TOKYO (Reuters) – Focus on rowing at the 2020 Tokyo Olympics:
THE ABSOLUTE BASICS
* There are two distinct categories of events, contested on a 2,000m course: sculling and sweep.
* Sculling involves the use of two oars per person, with competitors rowing solo or in teams of two or four.
* Sweep teams of two, four and eight race with competitors using one oar each.
HOW MANY MEDALS?
There are 14 gold medals up for grabs, with eight sculling events and six sweep.
WHAT HAPPENED IN RIO?
Britain topped the medal table for the third Olympics in a row, while New Zealand’s veterans also shone, with Mahé Drysdale claiming his second gold medal in the men’s single sculls and Eric Murray and Hamish Bond retaining their 2012 title in the coxless pair.
The United States picked up a third straight gold in the women’s eight.
WHAT CAN WE EXPECT IN TOKYO?
With Drysdale having retired, there is a battle brewing for the top of the podium in the men’s single sculls, as concerns over water quality and conditions loom over the Olympic venue.
This year’s rowing programme will feature an equal number of events for men and women for the first time.

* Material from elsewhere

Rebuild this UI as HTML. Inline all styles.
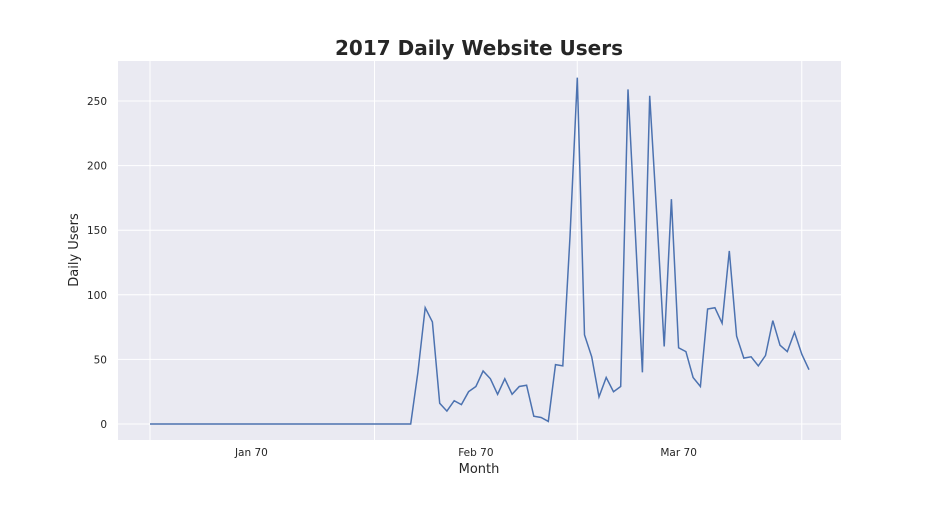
<!DOCTYPE html>
<html><head><meta charset="utf-8"><style>
body{margin:0;background:#fff;}
svg text{font-family:"DejaVu Sans","Liberation Sans",sans-serif;fill:#262626;}
</style></head><body>
<svg id="chart" width="936" height="504">
<text x="479" y="55" text-anchor="middle" font-size="20" font-weight="bold">2017 Daily Website Users</text>
<rect x="118" y="61" width="723" height="379" fill="#eaeaf2"/>
<g id="grid"></g><g id="ticks"></g>
<path id="line" fill="none" stroke="#4c72b0" stroke-width="1.5"/>
<text x="479" y="473" text-anchor="middle" font-size="13">Month</text>
<text transform="translate(78,250) rotate(-90)" text-anchor="middle" font-size="13">Daily Users</text>
</svg>
<script>
const users=[0,0,0,0,0,0,0,0,0,0,0,0,0,0,0,0,0,0,0,0,0,0,0,0,0,0,0,0,0,0,0,0,0,0,0,0,0,40,90,79,16,10,18,15,25,29,41,35,23,35,23,29,30,6,5,2,46,45,145,268,69,52,21,36,25,29,259,150,40,254,160,60,174,59,56,36,29,89,90,78,134,68,51,52,45,53,80,61,56,71,54,42];
const yTicks=[0,50,100,150,200,250];
const monthGridDays=[0,31,59,90];
const monthLabelDays=[14,45,73];
const monthLabels=["Jan 70","Feb 70","Mar 70"];
const NS="http://www.w3.org/2000/svg";
const x=d=>150+d*(659/91);
const y=v=>424-v*(323/250);
const grid=document.getElementById('grid'),ticks=document.getElementById('ticks');
function mk(tag,attrs,parent){const e=document.createElementNS(NS,tag);for(const k in attrs)e.setAttribute(k,attrs[k]);parent.appendChild(e);return e;}
yTicks.forEach(v=>{
 const l=mk('line',{x1:118,x2:841,y1:y(v),y2:y(v),stroke:'#fff','stroke-width':1},grid);
 
 
 const t=mk('text',{x:107,y:y(v)+4,'text-anchor':'end','font-size':10.5},ticks);
 t.textContent=v;
 
 
});
monthGridDays.forEach(d=>{
 const l=mk('line',{x1:x(d),x2:x(d),y1:61,y2:440,stroke:'#fff','stroke-width':1},grid);
 
 
});
monthLabelDays.forEach((d,i)=>{
 const t=mk('text',{x:x(d),y:456,'text-anchor':'middle','font-size':10.5},ticks);
 t.textContent=monthLabels[i];
 
 
});
document.getElementById('line').setAttribute('d',users.map((v,i)=>(i?'L':'M')+x(i).toFixed(1)+','+y(v).toFixed(1)).join(''));
</script>
</body></html>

The women’s coxless four has been added to the programme, while the men’s lightweight coxless four was removed to accommodate it.
WHEN IS IT HAPPENING?
The events kick off on Friday and run through July 30.
WHERE IS IT HAPPENING?
Sea Forest Waterway in Tokyo Bay.
HOW DID WE GET HERE?
The sport is woven into the very fabric of the Olympics with Baron Pierre de Coubertin, the founder of the modern Games, having been an avid rower himself. Rowing made its debut at the 1900 Games, though it had been on the programme four years earlier only to be cancelled due to bad weather.
WELL FANCY THAT
Rowers are widely considered among the greatest athletes pound-for-pound in the Olympics, with the sport demanding lean frames able to produce an enormous amount of power over a short competition. “The toll it takes on the body is just super significant,” British Rowing Performance Director Brendan Purcell told Reuters.